OBJECTIVE:
Your answer should be one number: the count of lines in these entries that hold the word "this".

Source code of charts:

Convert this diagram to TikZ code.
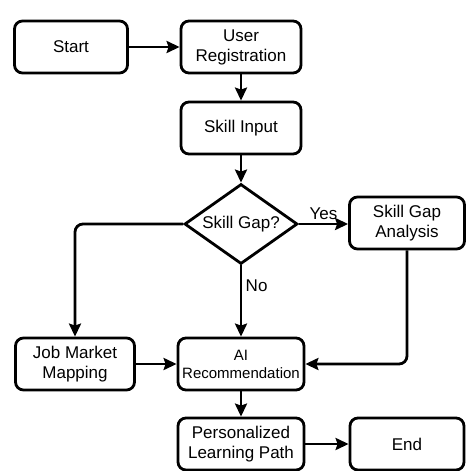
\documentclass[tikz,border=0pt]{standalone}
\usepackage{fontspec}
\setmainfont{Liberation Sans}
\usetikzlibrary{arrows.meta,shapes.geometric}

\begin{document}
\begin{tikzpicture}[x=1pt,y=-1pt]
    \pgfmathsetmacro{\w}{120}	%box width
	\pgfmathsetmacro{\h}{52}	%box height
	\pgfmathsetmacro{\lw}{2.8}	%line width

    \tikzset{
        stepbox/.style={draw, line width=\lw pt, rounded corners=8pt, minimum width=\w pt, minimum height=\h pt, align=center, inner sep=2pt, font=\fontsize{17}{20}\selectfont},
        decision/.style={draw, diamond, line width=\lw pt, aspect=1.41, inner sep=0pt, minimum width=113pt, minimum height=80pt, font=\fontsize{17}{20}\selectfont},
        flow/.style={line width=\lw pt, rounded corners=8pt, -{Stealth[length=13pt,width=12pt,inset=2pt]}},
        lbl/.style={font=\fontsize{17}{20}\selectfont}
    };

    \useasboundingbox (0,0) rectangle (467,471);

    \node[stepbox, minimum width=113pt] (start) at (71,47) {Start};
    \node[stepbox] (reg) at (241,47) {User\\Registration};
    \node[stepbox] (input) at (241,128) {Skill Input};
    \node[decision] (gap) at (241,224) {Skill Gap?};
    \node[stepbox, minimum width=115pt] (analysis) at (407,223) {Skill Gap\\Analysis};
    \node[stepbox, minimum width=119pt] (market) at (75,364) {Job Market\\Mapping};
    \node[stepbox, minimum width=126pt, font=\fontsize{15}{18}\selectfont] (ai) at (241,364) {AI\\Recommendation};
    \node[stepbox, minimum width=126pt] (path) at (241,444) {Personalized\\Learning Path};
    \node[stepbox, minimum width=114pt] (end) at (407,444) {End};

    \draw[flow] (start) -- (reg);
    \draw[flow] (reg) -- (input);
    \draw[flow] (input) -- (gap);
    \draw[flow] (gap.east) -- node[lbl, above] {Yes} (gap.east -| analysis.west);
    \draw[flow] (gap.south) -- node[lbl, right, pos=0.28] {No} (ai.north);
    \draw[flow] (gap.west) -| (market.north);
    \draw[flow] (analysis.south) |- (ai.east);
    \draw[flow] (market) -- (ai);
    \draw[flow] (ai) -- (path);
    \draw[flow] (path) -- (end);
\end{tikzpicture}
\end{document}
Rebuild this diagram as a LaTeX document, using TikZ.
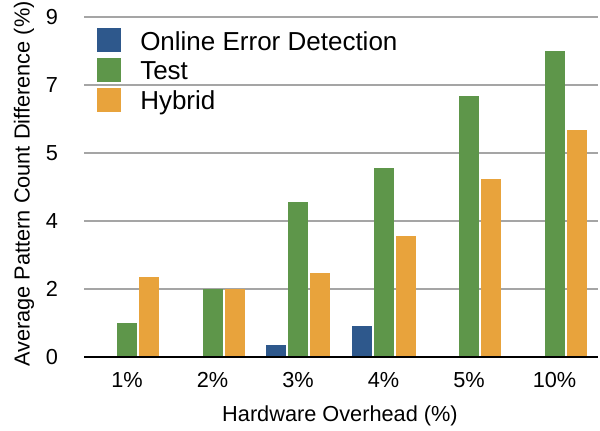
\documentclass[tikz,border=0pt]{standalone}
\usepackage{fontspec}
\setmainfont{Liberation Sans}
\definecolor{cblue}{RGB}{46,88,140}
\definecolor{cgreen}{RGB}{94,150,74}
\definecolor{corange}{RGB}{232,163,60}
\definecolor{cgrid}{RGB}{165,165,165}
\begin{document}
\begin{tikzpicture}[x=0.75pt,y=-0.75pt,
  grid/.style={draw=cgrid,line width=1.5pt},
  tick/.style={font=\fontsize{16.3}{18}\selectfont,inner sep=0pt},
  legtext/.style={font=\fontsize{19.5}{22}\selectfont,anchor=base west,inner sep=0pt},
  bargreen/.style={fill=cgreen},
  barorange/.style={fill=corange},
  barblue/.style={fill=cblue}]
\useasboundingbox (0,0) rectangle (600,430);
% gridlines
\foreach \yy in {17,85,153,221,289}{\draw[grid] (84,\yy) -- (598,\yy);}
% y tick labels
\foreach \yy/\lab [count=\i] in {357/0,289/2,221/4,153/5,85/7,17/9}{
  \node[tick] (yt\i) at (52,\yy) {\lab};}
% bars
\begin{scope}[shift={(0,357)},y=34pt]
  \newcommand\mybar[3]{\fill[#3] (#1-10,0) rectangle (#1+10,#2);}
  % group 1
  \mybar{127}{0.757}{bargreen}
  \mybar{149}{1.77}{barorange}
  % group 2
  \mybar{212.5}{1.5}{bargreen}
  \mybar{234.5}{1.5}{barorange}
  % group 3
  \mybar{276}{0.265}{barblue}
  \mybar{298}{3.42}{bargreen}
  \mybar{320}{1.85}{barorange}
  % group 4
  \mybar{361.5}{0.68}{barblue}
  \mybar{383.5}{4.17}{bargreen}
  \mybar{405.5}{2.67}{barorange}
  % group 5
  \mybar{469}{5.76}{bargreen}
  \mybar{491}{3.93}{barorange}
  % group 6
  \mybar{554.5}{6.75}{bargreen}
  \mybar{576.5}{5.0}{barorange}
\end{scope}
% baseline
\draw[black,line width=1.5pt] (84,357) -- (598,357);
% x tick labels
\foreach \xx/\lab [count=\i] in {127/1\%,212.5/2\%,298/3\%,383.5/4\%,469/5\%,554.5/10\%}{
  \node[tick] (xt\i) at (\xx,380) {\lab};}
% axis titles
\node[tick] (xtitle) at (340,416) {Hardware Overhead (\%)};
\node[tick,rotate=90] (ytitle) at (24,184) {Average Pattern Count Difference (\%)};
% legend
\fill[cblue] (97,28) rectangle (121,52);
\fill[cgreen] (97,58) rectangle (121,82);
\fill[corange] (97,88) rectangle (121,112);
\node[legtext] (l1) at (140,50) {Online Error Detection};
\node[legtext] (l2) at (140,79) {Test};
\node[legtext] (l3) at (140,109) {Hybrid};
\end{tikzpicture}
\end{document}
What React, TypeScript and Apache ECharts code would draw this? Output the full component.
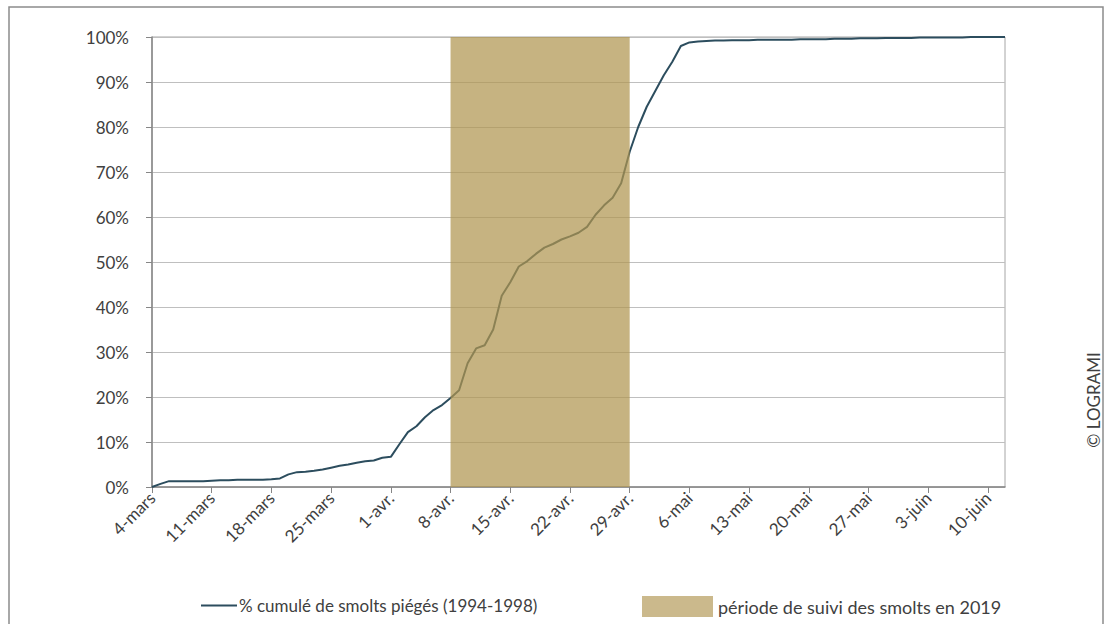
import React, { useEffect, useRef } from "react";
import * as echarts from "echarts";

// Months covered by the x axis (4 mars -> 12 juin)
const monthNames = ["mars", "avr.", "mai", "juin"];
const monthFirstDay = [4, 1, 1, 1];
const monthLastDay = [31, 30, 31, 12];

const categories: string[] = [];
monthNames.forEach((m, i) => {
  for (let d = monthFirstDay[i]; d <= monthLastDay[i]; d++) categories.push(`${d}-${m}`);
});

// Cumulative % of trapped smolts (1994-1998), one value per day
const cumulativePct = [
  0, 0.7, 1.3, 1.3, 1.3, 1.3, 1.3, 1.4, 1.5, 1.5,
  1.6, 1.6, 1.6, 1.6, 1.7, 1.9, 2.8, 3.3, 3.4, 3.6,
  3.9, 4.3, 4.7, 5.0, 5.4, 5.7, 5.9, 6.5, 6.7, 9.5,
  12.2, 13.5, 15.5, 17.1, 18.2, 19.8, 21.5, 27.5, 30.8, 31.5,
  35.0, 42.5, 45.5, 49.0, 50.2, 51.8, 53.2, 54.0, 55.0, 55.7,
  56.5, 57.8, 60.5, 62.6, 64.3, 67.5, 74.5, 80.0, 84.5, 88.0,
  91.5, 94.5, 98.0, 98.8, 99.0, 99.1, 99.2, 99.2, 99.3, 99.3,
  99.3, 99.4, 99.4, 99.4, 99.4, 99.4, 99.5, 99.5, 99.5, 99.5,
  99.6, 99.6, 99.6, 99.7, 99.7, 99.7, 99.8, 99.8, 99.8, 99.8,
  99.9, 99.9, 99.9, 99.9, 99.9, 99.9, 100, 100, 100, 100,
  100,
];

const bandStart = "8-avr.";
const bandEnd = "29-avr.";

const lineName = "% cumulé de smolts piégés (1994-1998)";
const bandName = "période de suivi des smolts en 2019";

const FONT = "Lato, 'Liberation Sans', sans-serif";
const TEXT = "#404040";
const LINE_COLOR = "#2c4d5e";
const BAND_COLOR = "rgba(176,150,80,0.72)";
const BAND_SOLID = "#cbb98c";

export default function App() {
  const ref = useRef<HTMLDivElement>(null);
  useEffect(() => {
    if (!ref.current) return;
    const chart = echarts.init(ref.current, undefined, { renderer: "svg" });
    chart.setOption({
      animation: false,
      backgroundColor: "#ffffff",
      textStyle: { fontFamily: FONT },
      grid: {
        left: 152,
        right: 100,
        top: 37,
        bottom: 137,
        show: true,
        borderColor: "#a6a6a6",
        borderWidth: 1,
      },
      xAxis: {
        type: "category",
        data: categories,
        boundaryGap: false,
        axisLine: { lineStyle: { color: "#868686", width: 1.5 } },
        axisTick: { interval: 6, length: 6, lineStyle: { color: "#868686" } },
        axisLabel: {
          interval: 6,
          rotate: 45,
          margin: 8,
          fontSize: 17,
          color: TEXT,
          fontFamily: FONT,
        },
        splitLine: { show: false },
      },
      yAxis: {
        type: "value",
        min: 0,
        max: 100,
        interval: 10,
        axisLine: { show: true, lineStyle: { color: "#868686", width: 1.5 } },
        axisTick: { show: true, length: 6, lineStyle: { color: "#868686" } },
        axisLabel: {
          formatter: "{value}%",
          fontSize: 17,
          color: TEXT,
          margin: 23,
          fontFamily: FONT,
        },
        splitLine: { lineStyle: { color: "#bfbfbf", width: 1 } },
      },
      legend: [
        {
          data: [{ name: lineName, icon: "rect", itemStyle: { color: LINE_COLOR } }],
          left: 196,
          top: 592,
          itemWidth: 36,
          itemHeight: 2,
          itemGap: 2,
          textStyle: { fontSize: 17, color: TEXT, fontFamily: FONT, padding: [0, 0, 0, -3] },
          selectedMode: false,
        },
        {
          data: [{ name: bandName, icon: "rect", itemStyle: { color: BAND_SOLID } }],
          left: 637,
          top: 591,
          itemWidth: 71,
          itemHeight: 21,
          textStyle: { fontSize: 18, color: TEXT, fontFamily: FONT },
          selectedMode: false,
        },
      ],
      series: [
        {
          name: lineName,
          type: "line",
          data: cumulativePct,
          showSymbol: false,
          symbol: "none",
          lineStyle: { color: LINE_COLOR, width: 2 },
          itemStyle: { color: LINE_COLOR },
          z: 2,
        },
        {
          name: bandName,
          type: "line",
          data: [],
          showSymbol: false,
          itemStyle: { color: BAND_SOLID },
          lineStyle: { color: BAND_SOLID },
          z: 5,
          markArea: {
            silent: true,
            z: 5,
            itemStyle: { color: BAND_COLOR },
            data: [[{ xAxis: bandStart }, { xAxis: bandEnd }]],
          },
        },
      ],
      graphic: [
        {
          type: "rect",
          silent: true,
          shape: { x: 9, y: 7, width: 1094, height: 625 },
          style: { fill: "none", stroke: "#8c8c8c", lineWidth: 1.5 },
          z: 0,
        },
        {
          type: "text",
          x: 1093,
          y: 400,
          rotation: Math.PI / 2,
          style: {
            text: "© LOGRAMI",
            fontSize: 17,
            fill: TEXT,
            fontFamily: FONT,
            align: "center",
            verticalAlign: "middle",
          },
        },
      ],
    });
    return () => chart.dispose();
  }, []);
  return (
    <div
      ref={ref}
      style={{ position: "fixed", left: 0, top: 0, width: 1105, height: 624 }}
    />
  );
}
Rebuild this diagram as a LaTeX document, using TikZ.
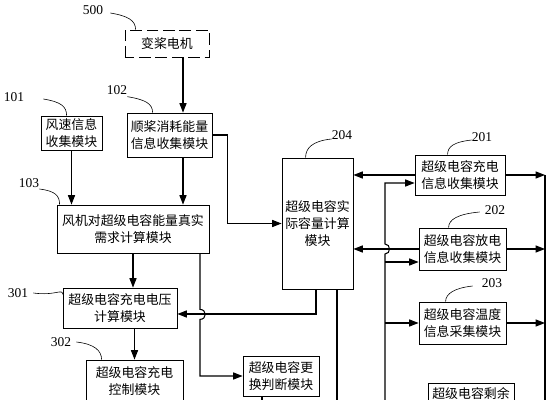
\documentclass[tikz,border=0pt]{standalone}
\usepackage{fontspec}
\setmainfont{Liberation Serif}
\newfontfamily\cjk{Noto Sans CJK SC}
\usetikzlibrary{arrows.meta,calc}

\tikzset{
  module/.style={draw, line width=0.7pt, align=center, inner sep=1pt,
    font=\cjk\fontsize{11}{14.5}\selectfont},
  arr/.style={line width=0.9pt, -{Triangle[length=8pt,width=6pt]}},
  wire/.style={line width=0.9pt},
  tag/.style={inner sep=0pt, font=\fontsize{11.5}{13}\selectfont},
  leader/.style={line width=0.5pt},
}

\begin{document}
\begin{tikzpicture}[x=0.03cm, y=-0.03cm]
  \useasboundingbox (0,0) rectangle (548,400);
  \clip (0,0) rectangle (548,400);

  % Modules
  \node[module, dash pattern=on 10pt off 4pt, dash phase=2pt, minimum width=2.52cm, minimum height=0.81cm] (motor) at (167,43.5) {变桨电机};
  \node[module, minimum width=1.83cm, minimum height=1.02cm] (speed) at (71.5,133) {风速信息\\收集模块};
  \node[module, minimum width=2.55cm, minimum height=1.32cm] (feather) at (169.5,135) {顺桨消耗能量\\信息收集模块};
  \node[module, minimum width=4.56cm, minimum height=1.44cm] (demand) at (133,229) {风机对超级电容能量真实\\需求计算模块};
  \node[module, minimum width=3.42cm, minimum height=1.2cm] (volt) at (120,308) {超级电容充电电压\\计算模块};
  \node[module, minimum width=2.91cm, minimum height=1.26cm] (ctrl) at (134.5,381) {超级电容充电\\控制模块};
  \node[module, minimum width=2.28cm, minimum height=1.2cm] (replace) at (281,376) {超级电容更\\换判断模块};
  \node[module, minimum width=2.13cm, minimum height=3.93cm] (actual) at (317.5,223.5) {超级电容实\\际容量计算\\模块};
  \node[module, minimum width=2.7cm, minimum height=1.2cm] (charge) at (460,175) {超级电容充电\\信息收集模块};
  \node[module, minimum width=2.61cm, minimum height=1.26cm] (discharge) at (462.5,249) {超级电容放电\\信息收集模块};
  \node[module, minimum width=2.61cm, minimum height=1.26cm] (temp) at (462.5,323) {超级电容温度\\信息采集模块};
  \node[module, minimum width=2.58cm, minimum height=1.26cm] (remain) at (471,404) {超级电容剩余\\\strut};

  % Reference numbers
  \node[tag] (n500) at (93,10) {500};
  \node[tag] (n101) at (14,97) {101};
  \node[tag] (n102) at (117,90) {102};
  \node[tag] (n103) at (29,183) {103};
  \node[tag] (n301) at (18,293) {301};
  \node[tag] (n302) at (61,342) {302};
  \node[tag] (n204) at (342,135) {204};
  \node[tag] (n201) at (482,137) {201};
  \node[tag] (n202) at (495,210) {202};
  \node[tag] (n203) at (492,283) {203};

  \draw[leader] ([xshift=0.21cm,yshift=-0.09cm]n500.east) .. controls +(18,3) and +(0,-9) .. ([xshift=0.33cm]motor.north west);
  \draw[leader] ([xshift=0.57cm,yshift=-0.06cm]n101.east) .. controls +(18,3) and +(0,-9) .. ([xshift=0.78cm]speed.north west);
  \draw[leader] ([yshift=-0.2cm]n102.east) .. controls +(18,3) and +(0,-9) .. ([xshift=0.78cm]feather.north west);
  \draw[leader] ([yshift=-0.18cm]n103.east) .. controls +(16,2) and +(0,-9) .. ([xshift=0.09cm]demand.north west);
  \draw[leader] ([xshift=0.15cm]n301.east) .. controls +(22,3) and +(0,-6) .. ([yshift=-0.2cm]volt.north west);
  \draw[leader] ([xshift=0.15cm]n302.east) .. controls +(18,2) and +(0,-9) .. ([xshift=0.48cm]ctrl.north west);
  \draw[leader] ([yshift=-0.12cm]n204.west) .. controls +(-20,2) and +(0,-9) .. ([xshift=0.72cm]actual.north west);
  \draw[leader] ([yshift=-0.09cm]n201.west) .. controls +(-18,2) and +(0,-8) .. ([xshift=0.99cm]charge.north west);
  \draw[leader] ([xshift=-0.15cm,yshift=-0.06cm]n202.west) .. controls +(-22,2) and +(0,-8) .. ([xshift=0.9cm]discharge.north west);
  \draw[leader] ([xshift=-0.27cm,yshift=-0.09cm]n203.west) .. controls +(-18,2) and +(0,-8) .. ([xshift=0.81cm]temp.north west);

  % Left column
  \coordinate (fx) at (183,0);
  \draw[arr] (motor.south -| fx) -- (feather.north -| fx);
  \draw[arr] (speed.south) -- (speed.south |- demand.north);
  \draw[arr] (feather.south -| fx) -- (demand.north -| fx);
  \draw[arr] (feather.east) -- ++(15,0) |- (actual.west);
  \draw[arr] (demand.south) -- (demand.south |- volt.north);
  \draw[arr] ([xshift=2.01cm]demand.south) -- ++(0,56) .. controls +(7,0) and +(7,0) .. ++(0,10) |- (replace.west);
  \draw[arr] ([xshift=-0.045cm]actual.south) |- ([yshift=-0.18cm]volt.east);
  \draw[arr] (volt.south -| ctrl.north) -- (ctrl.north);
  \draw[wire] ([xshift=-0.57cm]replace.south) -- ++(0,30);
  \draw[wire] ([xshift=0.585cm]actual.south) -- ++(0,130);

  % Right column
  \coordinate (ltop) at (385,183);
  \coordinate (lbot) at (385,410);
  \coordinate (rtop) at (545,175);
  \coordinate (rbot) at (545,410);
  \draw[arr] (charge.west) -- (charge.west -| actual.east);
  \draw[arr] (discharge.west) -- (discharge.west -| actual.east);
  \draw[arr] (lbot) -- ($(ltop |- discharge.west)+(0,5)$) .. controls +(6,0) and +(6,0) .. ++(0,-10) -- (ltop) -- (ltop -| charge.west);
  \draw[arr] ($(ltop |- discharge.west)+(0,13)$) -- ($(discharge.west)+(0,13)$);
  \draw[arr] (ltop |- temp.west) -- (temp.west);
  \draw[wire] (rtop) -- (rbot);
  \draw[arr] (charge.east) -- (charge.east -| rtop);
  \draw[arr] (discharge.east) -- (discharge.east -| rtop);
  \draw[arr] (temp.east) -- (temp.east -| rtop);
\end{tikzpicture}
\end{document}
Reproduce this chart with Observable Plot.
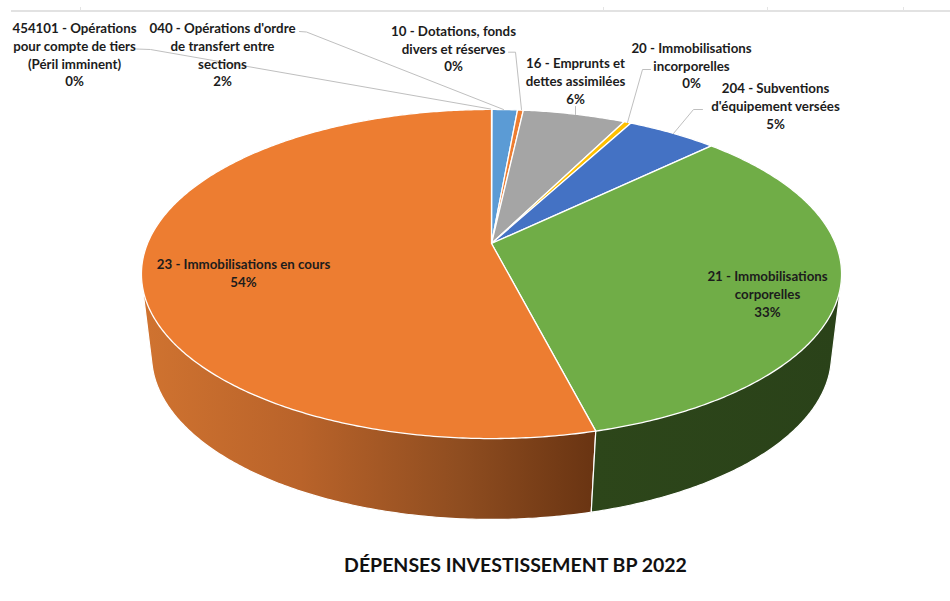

THE OUTPUT:
5